RAKKAN Ramen vs La Pino'z Pizza
Two franchise systems, side by side. For a software vendor, they are not the same opportunity.
La Pino'z Pizza is a non-starter. Zero total units and zero franchised units means there is no installed base to sell into, no pipeline of new openings to attach at point-of-sale, and no operational footprint to validate your integrations against. The FDD is already stale (DUE), so even if a development wave were coming, you’d be selling blind into a system that hasn’t formalized its tech stack or compliance requirements. The only thing that looks friendly is the lower investment band, but without a live prospect, budget is theoretical.
RAKKAN Ramen gives you a real, albeit shrinking, target. Nine franchised units across twelve total locations is a small TAM, but it’s a TAM you can actually call on today. The approved-supplier procurement model is the terrain advantage that matters: it signals a more open tech stack where franchisees can adopt your scheduling, marketing, or back-office tools without fighting a locked-down corporate supply chain. The -25% unit growth is the tradeoff you have to stomach—this is a turnaround or consolidation play, not a growth rocket, so your pipeline is limited to existing operators upgrading or a few replacement openings.
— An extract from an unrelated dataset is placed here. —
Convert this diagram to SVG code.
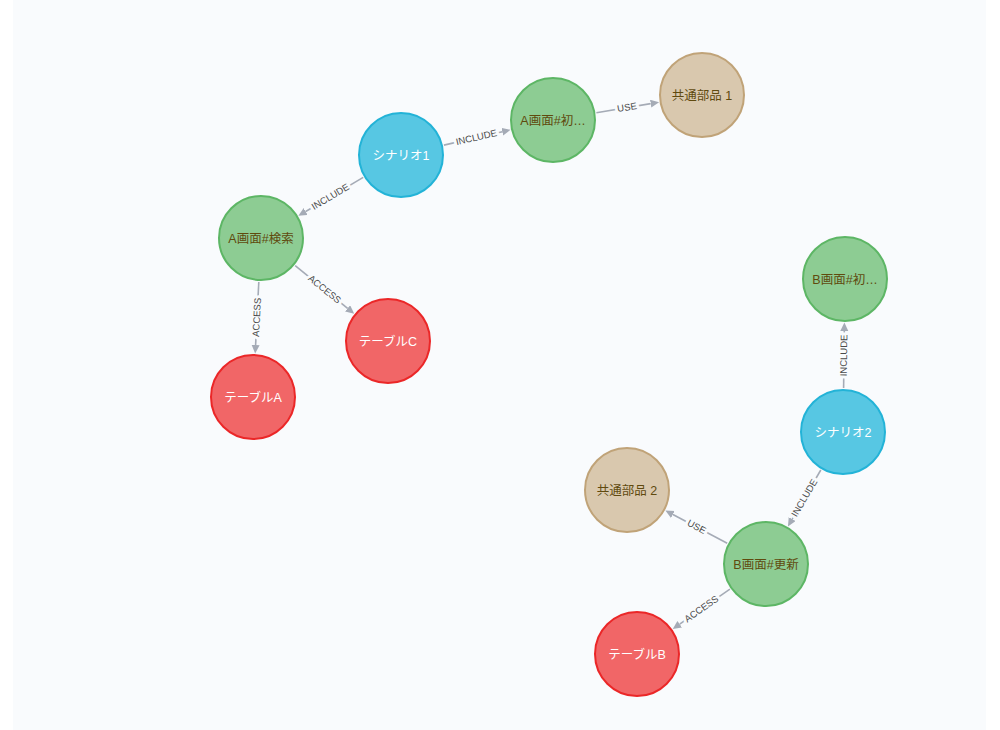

The meaningful tradeoff is TAM versus terrain. RAKKAN Ramen wins on the only dimensions that convert to pipeline right now: live units you can prospect and an open procurement model that lets your software actually land. La Pino'z offers a cheaper entry point on paper, but with zero units and a stale filing, that budget advantage is completely inert.
Verdict: RAKKAN Ramen is the only viable target—small and contracting, but real and sellable today.